◆ **THE EXERCISE**
Quote from the first line below through the line that contains "const color = d3.scaleOrdinal().domain(years).range(colors);", both included, and leave the pictures out.

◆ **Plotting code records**

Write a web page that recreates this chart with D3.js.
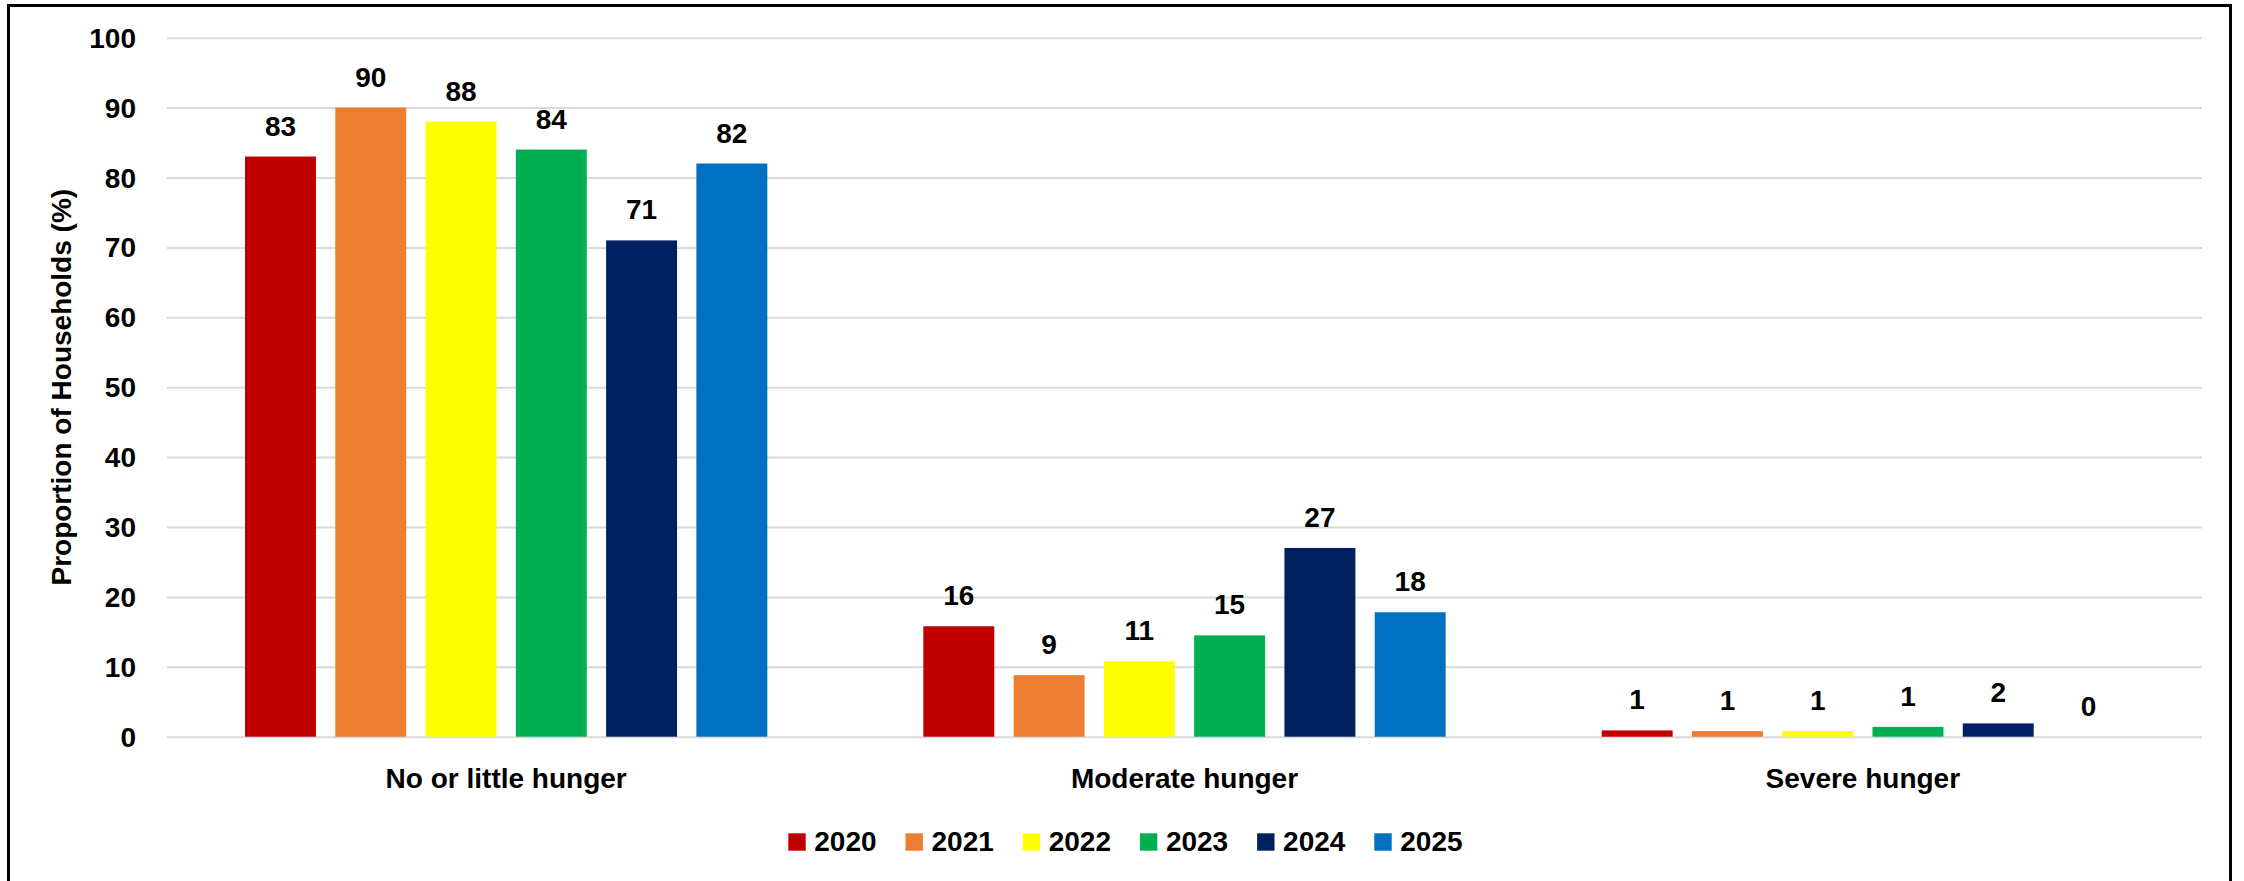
<!DOCTYPE html>
<html>
<head>
<meta charset="utf-8">
<script src="https://d3js.org/d3.v7.min.js"></script>
<style>
  html, body { margin: 0; padding: 0; background: #fff; }
  svg text { font-family: "Liberation Sans", Arial, sans-serif; font-weight: bold; fill: #000; }
</style>
</head>
<body>
<svg id="chart" width="2244" height="881"></svg>
<script>
// data
const categories = ["No or little hunger", "Moderate hunger", "Severe hunger"];
const years = ["2020", "2021", "2022", "2023", "2024", "2025"];
const colors = ["#C00000", "#ED7D31", "#FFFF00", "#00B050", "#002060", "#0070C0"];
const noHunger = [83, 90, 88, 84, 71, 82];
const moderateHunger = [15.8, 8.8, 10.8, 14.5, 27, 17.8];
const severeHunger = [0.9, 0.8, 0.8, 1.4, 1.9, 0];
const yTicks = [0, 10, 20, 30, 40, 50, 60, 70, 80, 90, 100];

const series = [noHunger, moderateHunger, severeHunger];

(function draw() {
    const svg = d3.select("#chart");
    const W = 2244, H = 881;
    const m = { left: 167, right: 42, top: 37.7, bottom: 144.3 };
    const width = W - m.left - m.right;
    const height = H - m.top - m.bottom;

    // outer border (runs off the bottom edge like the source)
    svg.append("rect")
        .attr("x", 8.5).attr("y", 5.5)
        .attr("width", 2222).attr("height", 920)
        .attr("fill", "none").attr("stroke", "#000").attr("stroke-width", 3);

    const g = svg.append("g").attr("transform", `translate(${m.left},${m.top})`);

    const y = d3.scaleLinear().domain([0, 100]).range([height, 0]);
    const x0 = d3.scaleBand().domain(categories).range([0, width])
        .paddingInner(0.23).paddingOuter(0.115);
    const x1 = d3.scaleBand().domain(years).range([0, x0.bandwidth()])
        .paddingInner(0.214).paddingOuter(0);
    const color = d3.scaleOrdinal().domain(years).range(colors);

    // y axis + gridlines
    const yAxis = g.append("g")
        .call(d3.axisLeft(y).tickValues(yTicks).tickSize(-width).tickPadding(31));
    yAxis.select(".domain").remove();
    yAxis.selectAll(".tick line").attr("stroke", "#d9d9d9").attr("stroke-width", 2);
    yAxis.selectAll(".tick text").style("font-size", "28px").attr("dy", "0.34em");

    // bars
    const groups = g.selectAll(".cat")
        .data(categories.map((c, i) => ({ cat: c, vals: series[i] })))
        .join("g")
        .attr("class", "cat")
        .attr("transform", d => `translate(${x0(d.cat)},0)`);

    groups.selectAll("rect")
        .data(d => d.vals.map((v, j) => ({ year: years[j], v })))
        .join("rect")
        .attr("x", d => x1(d.year))
        .attr("y", d => y(d.v))
        .attr("width", x1.bandwidth())
        .attr("height", d => height - y(d.v))
        .attr("fill", d => color(d.year));

    groups.selectAll("text.lbl")
        .data(d => d.vals.map((v, j) => ({ year: years[j], v })))
        .join("text")
        .attr("class", "lbl")
        .attr("x", d => x1(d.year) + x1.bandwidth() / 2)
        .attr("y", d => y(d.v) - 21)
        .attr("text-anchor", "middle")
        .style("font-size", "28px")
        .text(d => Math.round(d.v));

    // category axis
    const xAxis = g.append("g")
        .attr("transform", `translate(0,${height})`)
        .call(d3.axisBottom(x0).tickSize(0).tickPadding(31));
    xAxis.select(".domain").remove();
    xAxis.selectAll(".tick text").style("font-size", "28px");

    // y title
    svg.append("text")
        .attr("transform", `translate(71,${m.top + height / 2}) rotate(-90)`)
        .attr("text-anchor", "middle")
        .style("font-size", "28px")
        .text("Proportion of Households (%)");

    // legend
    const legend = svg.append("g").attr("transform", "translate(788.3,833.3)");
    const item = legend.selectAll("g")
        .data(years)
        .join("g")
        .attr("transform", (d, i) => `translate(${i * 117.2},0)`);
    item.append("rect")
        .attr("width", 17.4).attr("height", 17.4)
        .attr("fill", d => color(d));
    item.append("text")
        .attr("x", 26).attr("y", 17.7)
        .style("font-size", "28px")
        .text(d => d);
})();
</script>
</body>
</html>
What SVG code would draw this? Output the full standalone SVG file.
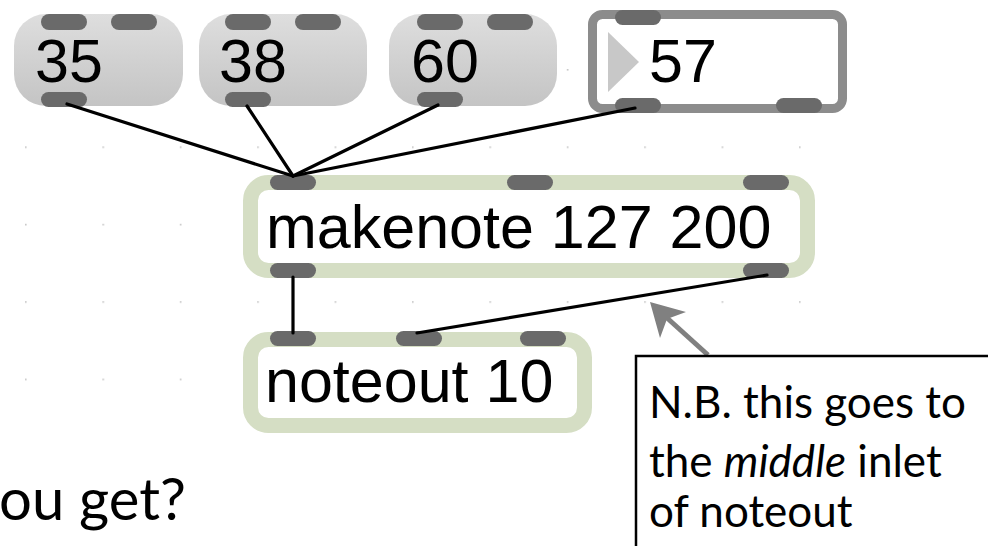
<svg xmlns="http://www.w3.org/2000/svg" width="988" height="546" viewBox="0 0 988 546">
<defs>
<linearGradient id="msgGrad" x1="0" y1="0" x2="0" y2="1">
<stop offset="0" stop-color="#dedede"/>
<stop offset="1" stop-color="#c4c4c4"/>
</linearGradient>
<pattern id="grid" x="25" y="69" width="77.4" height="77.4" patternUnits="userSpaceOnUse">
<rect x="0" y="0" width="1.6" height="1.6" fill="#c4c4c4"/>
</pattern>
</defs>
<style>
.port{fill:#6a6a6a}
.msg{fill:url(#msgGrad)}
.maxtxt{font-family:"Liberation Sans",Arial,sans-serif;font-size:61px;fill:#000}
.obj{fill:#fff;stroke:#d5dec4;stroke-width:15}
.cord{stroke:#000;stroke-width:3.2;fill:none;stroke-linecap:round}
.note{font-family:Lato,"Open Sans",sans-serif;font-size:44px;fill:#000}
</style>
<rect width="988" height="546" fill="#fff"/>
<rect x="0" y="60" width="820" height="330" fill="url(#grid)"/>

<g id="msg35">
<rect class="msg" x="14" y="14" width="169" height="92" rx="32"/>
<rect class="port" x="41" y="14" width="46" height="16" rx="8"/>
<rect class="port" x="111" y="14" width="46" height="16" rx="8"/>
<rect class="port" x="41" y="92" width="46" height="15" rx="7.5"/>
<text class="maxtxt" x="35" y="82">35</text>
</g>
<g id="msg38">
<rect class="msg" x="199" y="14" width="168" height="92" rx="32"/>
<rect class="port" x="225" y="14" width="46" height="16" rx="8"/>
<rect class="port" x="295" y="14" width="46" height="16" rx="8"/>
<rect class="port" x="225" y="92" width="46" height="15" rx="7.5"/>
<text class="maxtxt" x="219" y="82">38</text>
</g>
<g id="msg60">
<rect class="msg" x="389" y="14" width="168" height="92" rx="32"/>
<rect class="port" x="417" y="14" width="46" height="16" rx="8"/>
<rect class="port" x="487" y="14" width="46" height="16" rx="8"/>
<rect class="port" x="417" y="92" width="46" height="15" rx="7.5"/>
<text class="maxtxt" x="411" y="82">60</text>
</g>
<g id="num57">
<rect x="592.5" y="14.5" width="250" height="94" rx="10" fill="#fff" stroke="#8c8c8c" stroke-width="9"/>
<polygon points="608,32 639,62 608,92" fill="#c8c8c8"/>
<rect class="port" x="615" y="10" width="46" height="15" rx="7.5"/>
<rect class="port" x="615" y="98" width="46" height="15" rx="7.5"/>
<rect class="port" x="776" y="98" width="46" height="15" rx="7.5"/>
<text class="maxtxt" x="649" y="82">57</text>
</g>
<g id="makenote">
<rect class="obj" x="250.5" y="182.5" width="557" height="88" rx="18"/>
<rect class="port" x="270" y="175" width="46" height="15" rx="7.5"/>
<rect class="port" x="507" y="175" width="46" height="15" rx="7.5"/>
<rect class="port" x="743" y="175" width="46" height="15" rx="7.5"/>
<rect class="port" x="270" y="263" width="46" height="15" rx="7.5"/>
<rect class="port" x="743" y="263" width="46" height="15" rx="7.5"/>
<text class="maxtxt" x="266" y="248">makenote 127 200</text>
</g>
<g id="noteout">
<rect class="obj" x="250.5" y="339.5" width="334" height="86" rx="18"/>
<rect class="port" x="270" y="331" width="46" height="15" rx="7.5"/>
<rect class="port" x="396" y="331" width="46" height="15" rx="7.5"/>
<rect class="port" x="520" y="331" width="46" height="15" rx="7.5"/>
<text class="maxtxt" x="265" y="402">noteout 10</text>
</g>

<g id="connectors">
<line class="cord" x1="67" y1="104" x2="293" y2="176"/>
<line class="cord" x1="247" y1="106" x2="293" y2="176"/>
<line class="cord" x1="438" y1="105" x2="293" y2="176"/>
<line class="cord" x1="635" y1="108" x2="293" y2="176"/>
<line class="cord" x1="293" y1="277" x2="293" y2="333"/>
<line class="cord" x1="767" y1="275" x2="417" y2="333"/>
</g>

<g id="annotation">
<line x1="666" y1="317" x2="708" y2="355" stroke="#808080" stroke-width="5"/>
<polygon points="650,302 686,312 667,319 660,338" fill="#808080"/>
<rect x="636" y="356" width="400" height="250" fill="#fff" stroke="#000" stroke-width="2.5"/>
<text class="note" x="649" y="418">N.B. this goes to</text>
<text class="note" x="649" y="477">the <tspan font-style="italic">middle</tspan> inlet</text>
<text class="note" x="649" y="527">of noteout</text>
</g>

<g id="caption">
<text font-family="Lato,'Open Sans',sans-serif" font-size="58" fill="#000" x="-1" y="520">ou get?</text>
</g>
</svg>
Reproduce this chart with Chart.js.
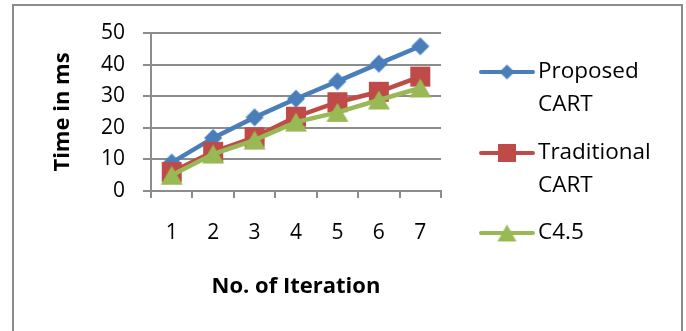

◆ **CORRECT RESULT**
Write a web page that recreates this chart with D3.js.
<!DOCTYPE html>
<html>
<head>
<meta charset="utf-8">
<script src="https://d3js.org/d3.v7.min.js"></script>
<style>
  html, body { margin: 0; padding: 0; background: #fff; }
  svg text { font-family: "Liberation Sans", Arial, sans-serif; font-weight: bold; fill: #000; }
</style>
</head>
<body>
<svg id="chart" width="2244" height="881"></svg>
<script>
// data
const categories = ["No or little hunger", "Moderate hunger", "Severe hunger"];
const years = ["2020", "2021", "2022", "2023", "2024", "2025"];
const colors = ["#C00000", "#ED7D31", "#FFFF00", "#00B050", "#002060", "#0070C0"];
const noHunger = [83, 90, 88, 84, 71, 82];
const moderateHunger = [15.8, 8.8, 10.8, 14.5, 27, 17.8];
const severeHunger = [0.9, 0.8, 0.8, 1.4, 1.9, 0];
const yTicks = [0, 10, 20, 30, 40, 50, 60, 70, 80, 90, 100];

const series = [noHunger, moderateHunger, severeHunger];

(function draw() {
    const svg = d3.select("#chart");
    const W = 2244, H = 881;
    const m = { left: 167, right: 42, top: 37.7, bottom: 144.3 };
    const width = W - m.left - m.right;
    const height = H - m.top - m.bottom;

    // outer border (runs off the bottom edge like the source)
    svg.append("rect")
        .attr("x", 8.5).attr("y", 5.5)
        .attr("width", 2222).attr("height", 920)
        .attr("fill", "none").attr("stroke", "#000").attr("stroke-width", 3);

    const g = svg.append("g").attr("transform", `translate(${m.left},${m.top})`);

    const y = d3.scaleLinear().domain([0, 100]).range([height, 0]);
    const x0 = d3.scaleBand().domain(categories).range([0, width])
        .paddingInner(0.23).paddingOuter(0.115);
    const x1 = d3.scaleBand().domain(years).range([0, x0.bandwidth()])
        .paddingInner(0.214).paddingOuter(0);
    const color = d3.scaleOrdinal().domain(years).range(colors);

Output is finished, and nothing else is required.